SIFMA is also seeking a one-year, rather than six-month, implementation period for the MSRB’s proposal to revise and harmonize its Rule G-19 on suitability with the Financial Industry Regulatory Authority’s suitability requirements by adding considerations for analyzing the suitability of a recommendation to a customer. The MSRB’s Rule G-19 currently requires dealers to collect information about a non-institutional customer’s financial and tax status, as well as investment objectives, before making recommendations to him or her. The proposal would expand that information to include the customer’s age, investment time horizon, liquidity needs, investment experience and risk tolerance.

“Any regulatory scheme takes time to implement properly. Municipal securities dealers that are not FINRA members, as well as FINRA members that only buy and sell municipal securities, will need a reasonable time to allow for a sufficient implementation period to develop, test, and implement supervisory policies and procedures, systems and controls, as well as training,” Cohen wrote.

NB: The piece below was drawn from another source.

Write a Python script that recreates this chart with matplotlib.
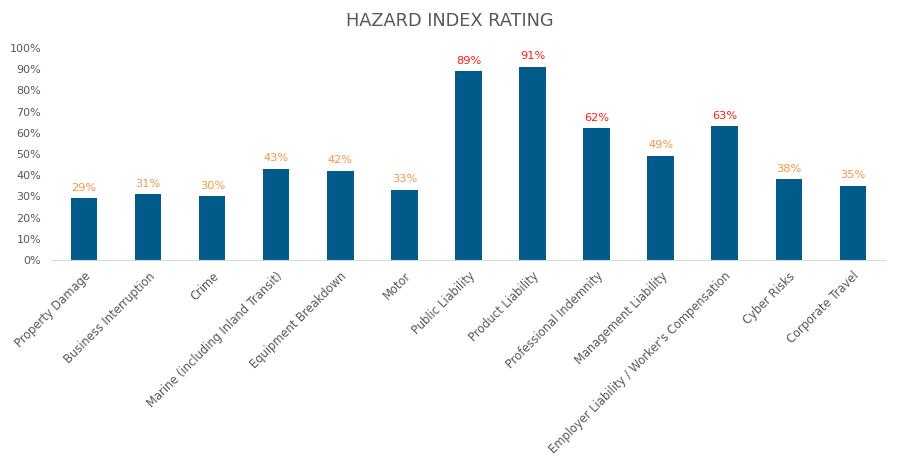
import matplotlib
matplotlib.use("Agg")
import matplotlib.pyplot as plt
from matplotlib.ticker import FuncFormatter, MultipleLocator

categories = ["Property Damage", "Business Interruption", "Crime",
              "Marine (including Inland Transit)", "Equipment Breakdown", "Motor",
              "Public Liability", "Product Liability", "Professional Indemnity",
              "Management Liability", "Employer Liability / Worker's Compensation",
              "Cyber Risks", "Corporate Travel"]
values = [29, 31, 30, 43, 42, 33, 89, 91, 62, 49, 63, 38, 35]

plt.rcParams['font.family'] = ['DejaVu Sans']

fig = plt.figure(figsize=(9, 4.7), dpi=100)
ax = fig.add_axes([0.058, 0.447, 0.925, 0.451])

x = list(range(len(categories)))
ax.bar(x, values, width=0.41, color="#005A8A", zorder=2)

for xi, v in zip(x, values):
    col = "#FF1A1A" if v >= 60 else "#F79646"
    ax.annotate(f"{v}%", (xi, v), xytext=(0, 4), textcoords="offset points",
                ha="center", va="bottom", fontsize=8.2, color=col)

ax.set_xlim(-0.5, len(categories) - 0.5)
ax.set_ylim(0, 100)
ax.yaxis.set_major_locator(MultipleLocator(10))
ax.yaxis.set_major_formatter(FuncFormatter(lambda v, p: f"{int(v)}%"))
ax.set_xticks(x)
ax.set_xticklabels(categories, rotation=45, ha="right", rotation_mode="anchor",
                   fontsize=8.3, color="#595959")
ax.tick_params(axis="y", labelsize=8, labelcolor="#595959", length=0, pad=8)
ax.tick_params(axis="x", length=0, pad=7)
for s in ["top", "right", "left"]:
    ax.spines[s].set_visible(False)
ax.spines["bottom"].set_color("#D9D9D9")

fig.text(0.5, 0.955, "HAZARD INDEX RATING", ha="center", va="center",
         fontsize=12.8, color="#595959")

fig.savefig("out.png", dpi=100)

But when dealing with an SMMP, the revised rules should make clear that dealers should have far fewer obligations, as the existing guidance states, he said.

“Since a dealer does not have a time of trade disclosure obligation to disclose material information that is reasonably accessible to the market to SMMPs, we believe the omission of this statement within the new rule governing time of trade disclosure obligations risks unnecessary regulatory confusion,” wrote Cohen.

The Investment Company Institute also commented, urging the SEC to make sure the rules make clear that they apply to 529 college savings plans.

“We recommend that, as part of this rulemaking, the MSRB incorporate all relevant suitability guidance into Rule G-19 – not merely the guidance for products other than 529 college savings plans, as is currently proposed,” wrote ICI senior associate counsel Tamara Salmon.

That approach would both help to eliminate confusion and ensure that dealers who violate suitability requirements are not sanctioned under multiple rules for a single violation, as might be the case if a separate suitability rule for 529 plans exists, as under the MSRB proposal.

“For these reasons, we again strongly recommend that the MSRB include within Rule G-19 all of its suitability guidance that applies when a dealer recommends a 529 plan,” Salmon said.

The SEC could approve the MSRB proposals without changes or send them back to be changed.